The most important thing which can be done by data people is merging datasets.  I've only started on this journey, but it looks to be an art which requires mastery to be effective.  But to get us going, here's how to perform a left join in R.

    # Join data_frame_2 to data_frame_1 where the "key" column matches.
    # Do not keep any data which doesn't match the keys in data_frame_1
    combined_data_frames <- merge(data_frame_1, data_frame_2, by="key")

    # Here's a real example, using HUD HMIS CSVs
    client <- read.csv("Client.csv")
    enrollments <- read.csv("Enrollments.csv")
    client_and_hud_assessments <- merge(client, enrollments, by="PersonalID")

If you're pretty sharp--or a data scientist--you might notice the flaw in the in the merger above.  The HMIS Client.csv should only have one record per participant, but the relationship from Client.csv to Enrollments.csv is one-to-many.  Meaning, each client could have mutiple project enrollments.  This makes the above code somewhat unpredictable--and I've no time to explore the results.  Instead, I've focused on taking the most recent entry from Enrollments.csv.  This can be done using some SQL code.

The SQL to R

Professional data folk may wonder why I've chosen to mix R and SQL.  Well, it may not be the best reason or explanation, but here goes.  R is a powerful tool, but often, the syntax is boggish.  It is hard to read and figure out what's going on.  SQL on the other hand, it's pretty intuitive.  For me, I'm looking to solve problems as quickly as possible and I've found by mixing the two I get to solutions much more quickly.  Often, it is a trade off, if a SQL query is running too slow, I look for an R solution.  And if I've re-read an R statement twenty times without being able to spot a bug, then I find a SQL solution.  For me, it's about getting to the result as quickly as possible

A second reason to mix SQL is about respect and marketability.  R seems to be gaining ground in a lot of data sciences, and seems to be the tool when it comes to economics and statistics, however, most data exchanges have SQL at their heart.  Therefore, when I can use my work as an excuse to develop a marketable skill, I'm going to do it.

If someone still has problems with those assertions, feel free to hate away in the comments below.

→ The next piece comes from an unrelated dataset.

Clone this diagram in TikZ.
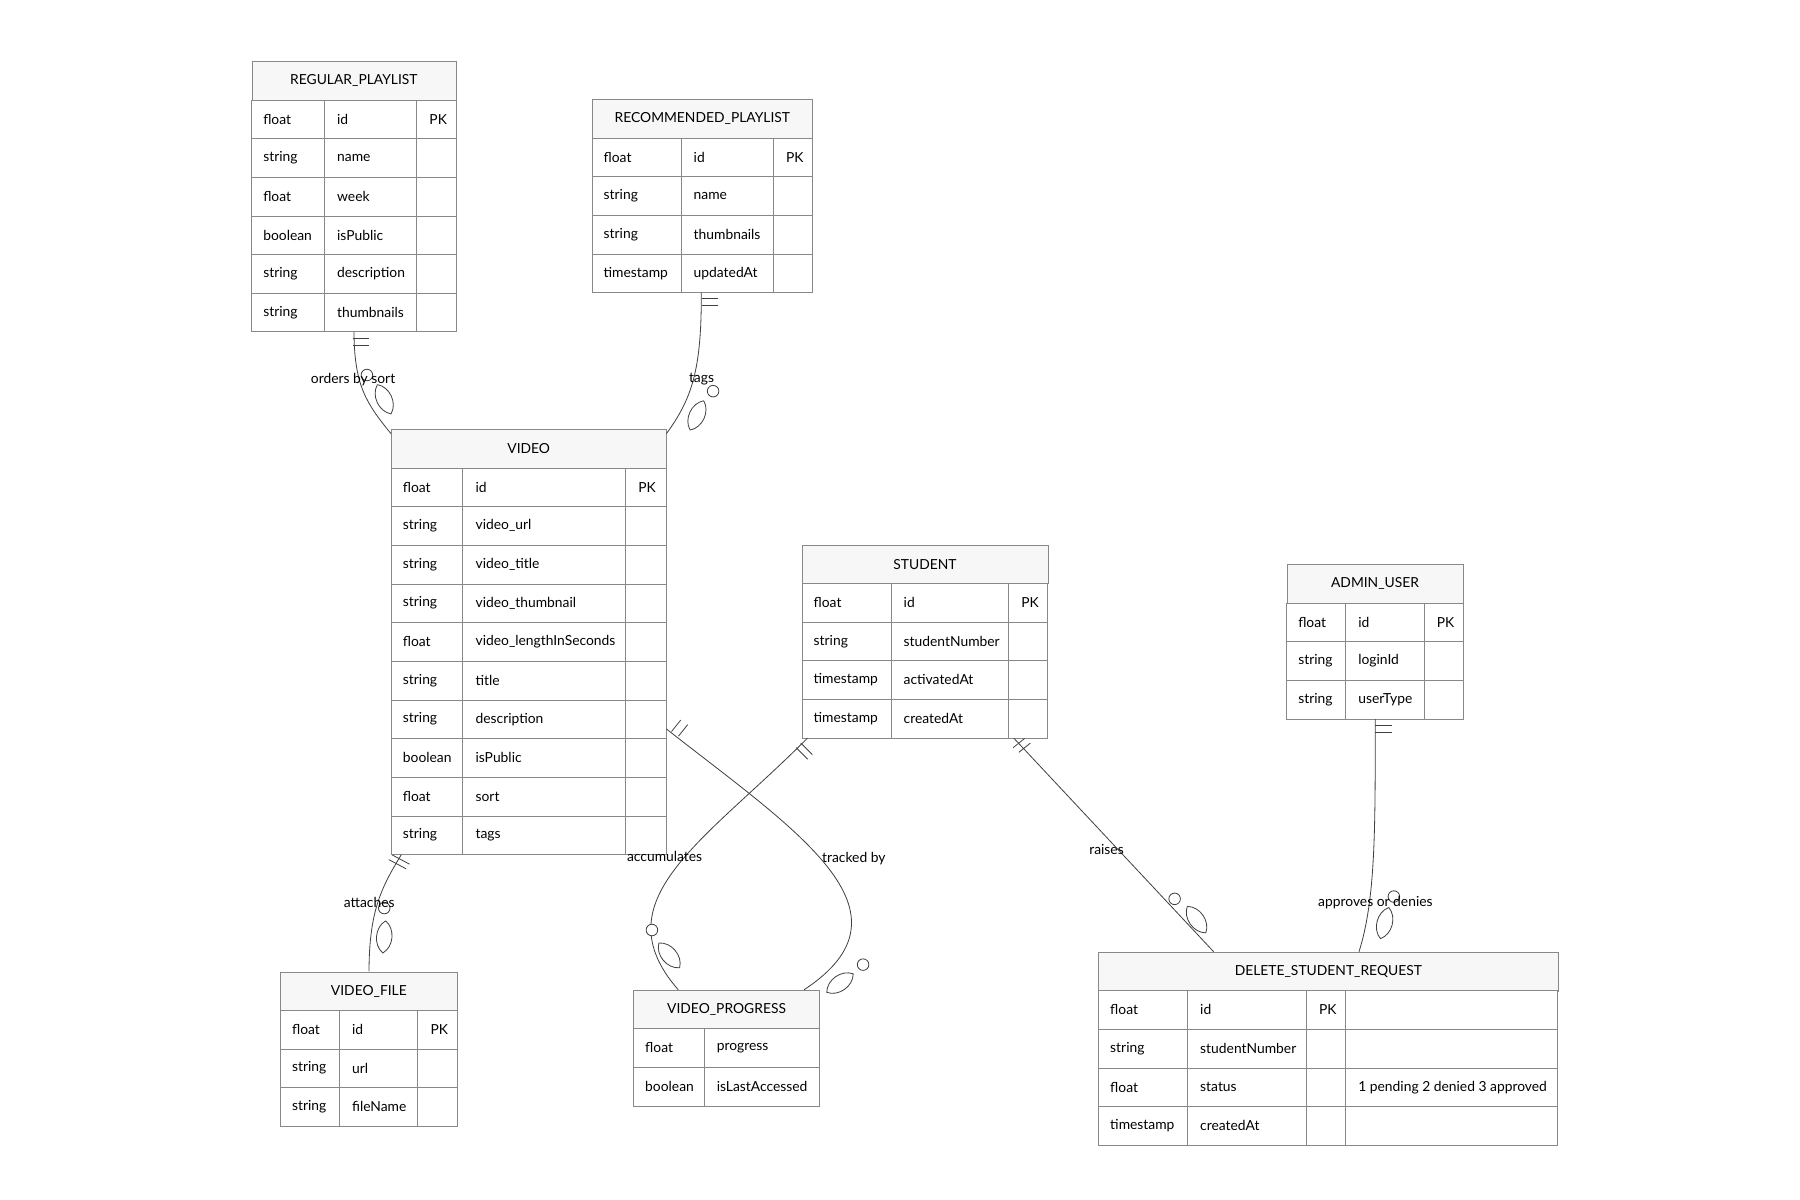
\documentclass[tikz,border=0pt]{standalone}
\usepackage{fontspec}
\setmainfont{Lato}
\usetikzlibrary{calc,fit}
\definecolor{bd}{HTML}{888888}
\tikzset{
  hdr/.style={draw=bd,fill=black!3,inner sep=0,anchor=north west,font=\fontsize{12}{14}\selectfont},
  cell/.style={draw=bd,fill=white},
  txt/.style={anchor=west,inner sep=0,font=\fontsize{12}{14}\selectfont},
  rel/.style={draw=black!75,line width=0.7pt},
  lbl/.style={inner sep=1pt,font=\fontsize{12}{14}\selectfont},
  mk/.style={draw=black!75,line width=0.7pt,fill=white},
}
% #1 name, #2 x-columns x1/x2/x3/x4/x5, #3 top, #4 title, #5 rows
\newcommand\ent[5]{%
  \foreach \xa/\xb/\xc/\xd/\xe in {#2}{%
    \node[hdr,minimum width={(\xe-\xa)*1pt},minimum height=33.5pt] (#1h) at (\xa,#3) {#4};
    \foreach \t/\n/\k/\c [count=\i] in {#5}{%
      \pgfmathsetmacro\ya{#3+33.5*\i}
      \draw[cell] (\xa,\ya) rectangle (\xe,\ya+33.5);
      \draw[bd] (\xb,\ya) -- (\xb,\ya+33.5) (\xc,\ya) -- (\xc,\ya+33.5) (\xd,\ya) -- (\xd,\ya+33.5);
      \node[txt] (#1t\i) at (\xa+10,\ya+16.75) {\t};
      \node[txt] at (\xb+11,\ya+16.75) {\n};
      \node[txt] at (\xc+11,\ya+16.75) {\k};
      \node[txt] at (\xd+11,\ya+16.75) {\c};
      \xdef\lastbot{\ya+33.5}
    }
    \pgfmathsetmacro\yb{\lastbot}
    \coordinate (#1br) at (\xe,\yb);
    \node[fit=(#1h)(#1br),inner sep=0] (#1) {};
  }%
}
\newcommand\lens[3]{\draw[mk,shift={(#1,#2)},rotate=#3] (0,-14) to[bend left=55] (0,14) to[bend left=55] (0,-14);}
\newcommand\ring[2]{\draw[mk] (#1,#2) circle (5);}
\begin{document}
\begin{tikzpicture}[x=1pt,y=-1pt]
\useasboundingbox (0,0) rectangle (1560,1040);
\ent{rp}{218/281/361/395/395}{53}{REGULAR\_PLAYLIST}{float/id/PK/,string/name//,float/week//,boolean/isPublic//,string/description//,string/thumbnails//}
\ent{rec}{513/590/670/704/704}{86}{RECOMMENDED\_PLAYLIST}{float/id/PK/,string/name//,string/thumbnails//,timestamp/updatedAt//}
\ent{vid}{339/401/542/577/577}{372}{VIDEO}{float/id/PK/,string/video\_url//,string/video\_title//,string/video\_thumbnail//,float/video\_lengthInSeconds//,string/title//,string/description//,boolean/isPublic//,float/sort//,string/tags//}
\ent{stu}{695/772/874/908/908}{472}{STUDENT}{float/id/PK/,string/studentNumber//,timestamp/activatedAt//,timestamp/createdAt//}
\ent{adm}{1115/1166/1234/1268/1268}{489}{ADMIN\_USER}{float/id/PK/,string/loginId//,string/userType//}
\ent{vf}{243/294/362/396/396}{842}{VIDEO\_FILE}{float/id/PK/,string/url//,string/fileName//}
\ent{vp}{549/610/710/710/710}{858}{VIDEO\_PROGRESS}{float/progress//,boolean/isLastAccessed//}
\ent{dsr}{952/1029/1132/1166/1350}{825}{DELETE\_STUDENT\_REQUEST}{float/id/PK/,string/studentNumber//,float/status//1 pending 2 denied 3 approved,timestamp/createdAt//}

% connectors
\draw[rel] ($(rp.south west)+(89,0)$) .. controls (307,335) and (318,350) .. ($(vid.north west)+(0,4)$);
\draw[rel] ($(rec.south west)+(95,0)$) .. controls (608,320) and (600,345) .. ($(vid.north east)+(0,4)$);
\draw[rel] ($(vid.south west)+(9,0)$) .. controls (330,770) and (320,790) .. ($(vf.north west)+(77,0)$);
\draw[rel] ($(stu.south west)+(5,0)$) .. controls (610,730) and (520,780) .. ($(vp.north west)+(39,0)$);
\draw[rel] ($(vid.north east)+(0,260)$) .. controls (690,720) and (800,790) .. ($(vp.north west)+(148,0)$);
\draw[rel] ($(stu.south east)+(-30,0)$) -- ($(dsr.north west)+(100,0)$);
\draw[rel] ($(adm.south west)+(77,0)$) .. controls (1192,720) and (1192,780) .. ($(dsr.north west)+(226,0)$);

% one-marks
\draw[rel] (306,293) -- (320,293) (306,299) -- (320,299);
\draw[rel] (608,259) -- (622,259) (608,265) -- (622,265);
\draw[rel] (337,745) -- (352,753) (340,741) -- (355,749);
\draw[rel] (690,648) -- (700,658) (694,644) -- (704,654);
\draw[rel] (582,634) -- (590,624) (588,638) -- (596,628);
\draw[rel] (878,648) -- (888,640) (883,652) -- (893,644);
\draw[rel] (1192,629) -- (1206,629) (1192,635) -- (1206,635);

% many-marks
\ring{318}{325} \lens{333}{346}{25}
\ring{618}{339} \lens{604}{360}{-25}
\ring{333}{787} \lens{333}{812}{-5}
\ring{565}{806} \lens{580}{828}{40}
\ring{748}{836} \lens{728}{852}{-55}
\ring{1018}{779} \lens{1037}{797}{35}
\ring{1208}{777} \lens{1200}{800}{-15}

% labels
\node[lbl] at (306,329) {orders by sort};
\node[lbl] at (608,329) {tags};
\node[lbl] at (320,782) {attaches};
\node[lbl] at (576,742) {accumulates};
\node[lbl] at (740,744) {tracked by};
\node[lbl] at (959,736) {raises};
\node[lbl] at (1192,782) {approves or denies};
\end{tikzpicture}
\end{document}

Alright, how does one mix SQL into R?  It centers around the package sqldf .  This package can be installed and added to a session with the following:

    # Install SQLdf package (run once)
    install.package("sqldf")

    # Adds sqldf to the current R session
    library("sqldf")

Underneath the hood of sqldf is SQLite , this important to note when it comes to debugging SQL queries in R--as we will see in a moment.

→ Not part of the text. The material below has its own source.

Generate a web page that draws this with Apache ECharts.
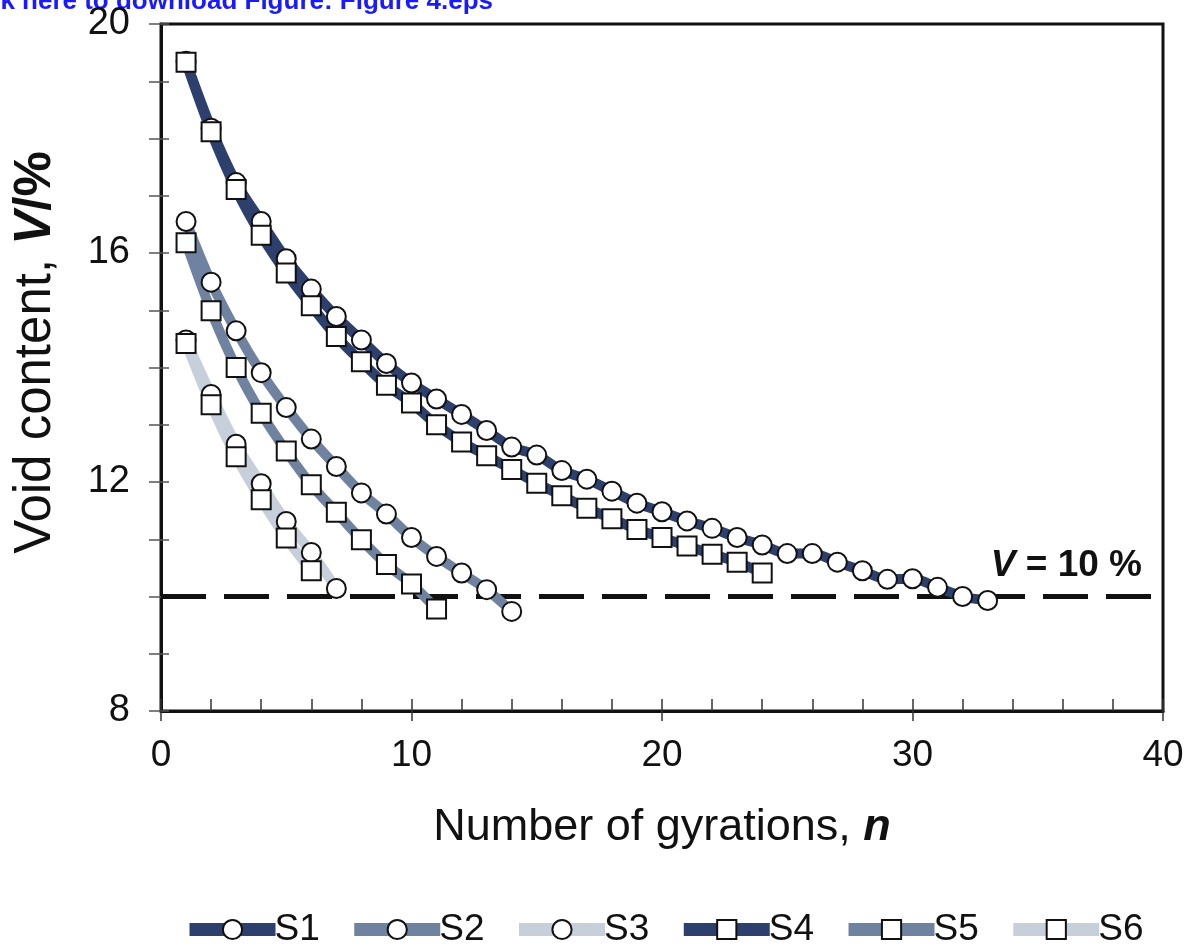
<!DOCTYPE html>
<html>
<head>
<meta charset="utf-8">
<script src="https://cdn.jsdelivr.net/npm/echarts@6/dist/echarts.min.js"></script>
<style>
html,body{margin:0;padding:0;background:#fff;}
#chart{width:1191px;height:950px;}
</style>
</head>
<body>
<div id="chart"></div>
<script>
// Data
const gyrations = [1,2,3,4,5,6,7,8,9,10,11,12,13,14,15,16,17,18,19,20,21,22,23,24,25,26,27,28,29,30,31,32,33];
const seriesNames = ['S1','S2','S3','S4','S5','S6'];
const s1 = [19.35,18.18,17.23,16.55,15.9,15.37,14.89,14.48,14.07,13.73,13.45,13.18,12.9,12.61,12.47,12.2,12.05,11.84,11.63,11.48,11.32,11.19,11.03,10.9,10.75,10.75,10.6,10.45,10.3,10.31,10.16,10.0,9.93];
const s2 = [16.55,15.49,14.64,13.91,13.3,12.75,12.27,11.81,11.44,11.03,10.7,10.41,10.12,9.74];
const s3 = [14.48,13.53,12.66,11.97,11.31,10.77,10.14];
const s4 = [19.33,18.12,17.11,16.31,15.65,15.08,14.54,14.1,13.69,13.38,13.0,12.7,12.46,12.22,11.98,11.76,11.54,11.36,11.17,11.03,10.88,10.74,10.6,10.41];
const s5 = [16.18,14.99,14.0,13.2,12.54,11.95,11.47,10.99,10.56,10.22,9.78];
const s6 = [14.42,13.35,12.44,11.69,11.02,10.45];
const threshold = 10;
const xLabels = [0,10,20,30,40];
const yLabels = [8,12,16,20];

const navy = '#2d3f6c', mid = '#6f829f', light = '#c7cfdb';
const FONT = '"Liberation Sans", Arial, Helvetica, sans-serif';

function pairs(vals){ return vals.map((v,i)=>[gyrations[i], v]); }
function mk(name, vals, color, symbol){
  return {
    name, type:'line', data:pairs(vals), smooth:0.3,
    symbol, symbolSize:19,
    lineStyle:{color, width:10},
    itemStyle:{color:'#fff', borderColor:'#111', borderWidth:2},
    emphasis:{disabled:true}
  };
}

const chart = echarts.init(document.getElementById('chart'), null, {renderer:'canvas'});
chart.setOption({
  animation:false,
  backgroundColor:'#fff',
  textStyle:{fontFamily:FONT},
  grid:{left:161,right:28,top:24,bottom:239,show:true,borderColor:'#111',borderWidth:3,
        containLabel:false, outerBoundsMode:'none'},
  legend:{
    bottom:-3, left:178,
    itemWidth:86, itemHeight:24, itemGap:28,
    lineStyle:{width:13},
    textStyle:{fontSize:37,color:'#111',fontFamily:FONT,padding:[0,0,0,-6]},
    data:seriesNames
  },
  xAxis:[{
    type:'value', min:0, max:40, interval:2,
    axisLine:{show:true,lineStyle:{color:'#111',width:3}},
    axisTick:{show:true,inside:true,length:12,lineStyle:{color:'#333',width:1.5}},
    splitLine:{show:false},
    axisLabel:{fontSize:37,color:'#111',margin:26,
      formatter:v=>xLabels.includes(v)?String(v):''},
    name:'{a|Number of gyrations, }{b|n}', nameLocation:'middle', nameGap:94,
    nameTextStyle:{rich:{a:{fontSize:45,color:'#111',fontFamily:FONT},b:{fontSize:45,fontWeight:'bold',fontStyle:'italic',color:'#111',fontFamily:FONT}}}
  },{
    type:'value', min:0, max:40, interval:10, position:'bottom',
    axisLine:{show:false},
    axisTick:{show:true,inside:false,length:10,lineStyle:{color:'#333',width:1.5}},
    axisLabel:{show:false}, splitLine:{show:false}
  }],
  yAxis:[{
    type:'value', min:8, max:20, interval:1,
    axisLine:{show:true,lineStyle:{color:'#111',width:3}},
    axisTick:{show:true,inside:false,length:12,lineStyle:{color:'#555',width:1.5}},
    splitLine:{show:false},
    axisLabel:{fontSize:38,color:'#111',margin:31,
      formatter:v=>yLabels.includes(v)?String(v):''},
    name:'{a|Void content, }{b|V}{c|/%}', nameLocation:'middle', nameGap:100, nameRotate:90,
    nameTextStyle:{padding:[0,0,0,30],rich:{a:{fontSize:51,color:'#111',fontFamily:FONT},b:{fontSize:51,fontWeight:'bold',fontStyle:'italic',color:'#111',fontFamily:FONT},c:{fontSize:51,fontWeight:'bold',color:'#111',fontFamily:FONT}}}
  },{
    type:'value', min:8, max:20, interval:1, position:'left',
    axisLine:{show:false},
    axisTick:{show:true,inside:true,length:8,lineStyle:{color:'#555',width:1.5}},
    axisLabel:{show:false}, splitLine:{show:false}
  }],
  series:[
    {
      name:'threshold', type:'line', data:[[0,threshold],[40,threshold]],
      symbol:'none', silent:true, z:1,
      lineStyle:{color:'#111',width:5,type:[45,18]},
      emphasis:{disabled:true}
    },
    mk('S1', s1, navy, 'circle'),
    mk('S2', s2, mid, 'circle'),
    mk('S3', s3, light, 'circle'),
    mk('S4', s4, navy, 'rect'),
    mk('S5', s5, mid, 'rect'),
    mk('S6', s6, light, 'rect')
  ],
  graphic:[
    {type:'text', right:1191-1142, top:547, style:{
      text:'{v|V}{t| = 10 %}', rich:{
        v:{fontSize:37,fontWeight:'bold',fontStyle:'italic',fill:'#111',fontFamily:FONT},
        t:{fontSize:37,fontWeight:'bold',fill:'#111',fontFamily:FONT}}
    }},
    {type:'text', right:1191-493, top:-11, style:{
      text:'Click here to download Figure: Figure 4.eps',
      fontSize:26, fontWeight:'bold', fill:'#1a1aff', fontFamily:FONT
    }}
  ]
});
</script>
</body>
</html>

But, to get us kicked off, let's look at how sqldf works in R.

    result_df <- sqldf("YOUR SQL QUERY HERE")

This is a sample of how sqldf works.  Basically, the sqldf() makes a SQLite query call and returns the results.  Here, all of the vector for PersonalIDs was taken from the Client.csv and put into a dataframe called personalIDs.  And that's pretty much it.

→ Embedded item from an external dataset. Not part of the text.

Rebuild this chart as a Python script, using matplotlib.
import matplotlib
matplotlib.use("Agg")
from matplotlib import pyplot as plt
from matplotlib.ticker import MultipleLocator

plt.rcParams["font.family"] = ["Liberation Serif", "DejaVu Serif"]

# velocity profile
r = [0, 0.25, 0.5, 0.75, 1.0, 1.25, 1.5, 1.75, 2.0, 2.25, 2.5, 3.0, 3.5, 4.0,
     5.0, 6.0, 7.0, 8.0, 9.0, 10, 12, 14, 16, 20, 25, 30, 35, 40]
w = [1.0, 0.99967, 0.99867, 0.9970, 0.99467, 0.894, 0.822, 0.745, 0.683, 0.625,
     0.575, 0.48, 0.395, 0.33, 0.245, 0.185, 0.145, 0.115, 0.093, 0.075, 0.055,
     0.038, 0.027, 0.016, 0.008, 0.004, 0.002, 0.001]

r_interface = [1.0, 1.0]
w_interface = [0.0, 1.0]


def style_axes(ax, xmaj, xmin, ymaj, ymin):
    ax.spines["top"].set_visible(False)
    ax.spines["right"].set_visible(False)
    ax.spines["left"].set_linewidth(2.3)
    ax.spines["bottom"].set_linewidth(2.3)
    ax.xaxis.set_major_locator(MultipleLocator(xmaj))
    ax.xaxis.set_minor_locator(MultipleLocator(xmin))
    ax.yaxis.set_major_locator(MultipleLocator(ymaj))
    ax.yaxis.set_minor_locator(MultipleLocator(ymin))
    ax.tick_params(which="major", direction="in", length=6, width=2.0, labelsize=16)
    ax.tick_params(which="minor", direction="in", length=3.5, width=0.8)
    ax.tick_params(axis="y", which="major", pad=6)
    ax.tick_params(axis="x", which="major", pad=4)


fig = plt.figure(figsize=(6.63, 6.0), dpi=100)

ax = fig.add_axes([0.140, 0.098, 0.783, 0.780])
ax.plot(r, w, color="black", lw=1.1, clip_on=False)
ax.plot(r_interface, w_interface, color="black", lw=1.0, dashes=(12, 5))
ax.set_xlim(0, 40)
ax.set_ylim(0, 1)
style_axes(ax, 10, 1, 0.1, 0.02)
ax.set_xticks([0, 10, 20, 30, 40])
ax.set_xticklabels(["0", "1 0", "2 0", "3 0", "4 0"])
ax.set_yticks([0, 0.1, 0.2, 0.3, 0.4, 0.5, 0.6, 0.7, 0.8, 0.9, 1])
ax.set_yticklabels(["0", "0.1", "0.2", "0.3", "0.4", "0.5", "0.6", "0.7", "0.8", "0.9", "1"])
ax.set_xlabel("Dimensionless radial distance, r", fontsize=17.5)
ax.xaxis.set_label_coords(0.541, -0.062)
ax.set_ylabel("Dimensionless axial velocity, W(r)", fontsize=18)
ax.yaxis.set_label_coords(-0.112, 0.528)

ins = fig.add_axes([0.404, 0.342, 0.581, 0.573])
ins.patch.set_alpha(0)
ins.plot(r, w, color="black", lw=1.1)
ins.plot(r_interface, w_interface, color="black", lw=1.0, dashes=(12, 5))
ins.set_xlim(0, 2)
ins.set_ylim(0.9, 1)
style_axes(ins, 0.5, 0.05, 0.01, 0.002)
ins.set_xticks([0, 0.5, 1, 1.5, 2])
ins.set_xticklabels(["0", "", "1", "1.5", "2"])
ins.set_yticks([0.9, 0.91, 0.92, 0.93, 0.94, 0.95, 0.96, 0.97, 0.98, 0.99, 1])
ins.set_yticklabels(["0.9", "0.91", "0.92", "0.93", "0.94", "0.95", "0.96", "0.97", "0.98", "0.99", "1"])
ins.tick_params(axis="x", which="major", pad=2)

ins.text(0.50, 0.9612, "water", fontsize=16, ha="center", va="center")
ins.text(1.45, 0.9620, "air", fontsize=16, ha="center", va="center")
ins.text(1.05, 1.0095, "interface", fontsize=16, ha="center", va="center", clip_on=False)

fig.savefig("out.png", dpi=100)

Here's an example in the context of HMIS CSV data.

    # Add the SQLdf library
    library("sqldf)
    # Load Client CSV data
    client <- read.csv("Client.csv")
    # Get a vector of the client IDs from the Client.csv
    personalIDs <- sqldf("SELECT DISTINCT PersonalID FROM client")

Alright, from here on in I'm going to outline SQL queries seperately, just know, the SQL query will need to be insert into the sqldf("") call.

    SELECT DISTINCT PersonalID FROM client

Ok -- I'm going to stop this article here, since it seems to have gotten us going.  However, I'll continue adding to this series as I write useful queries for HMIS data.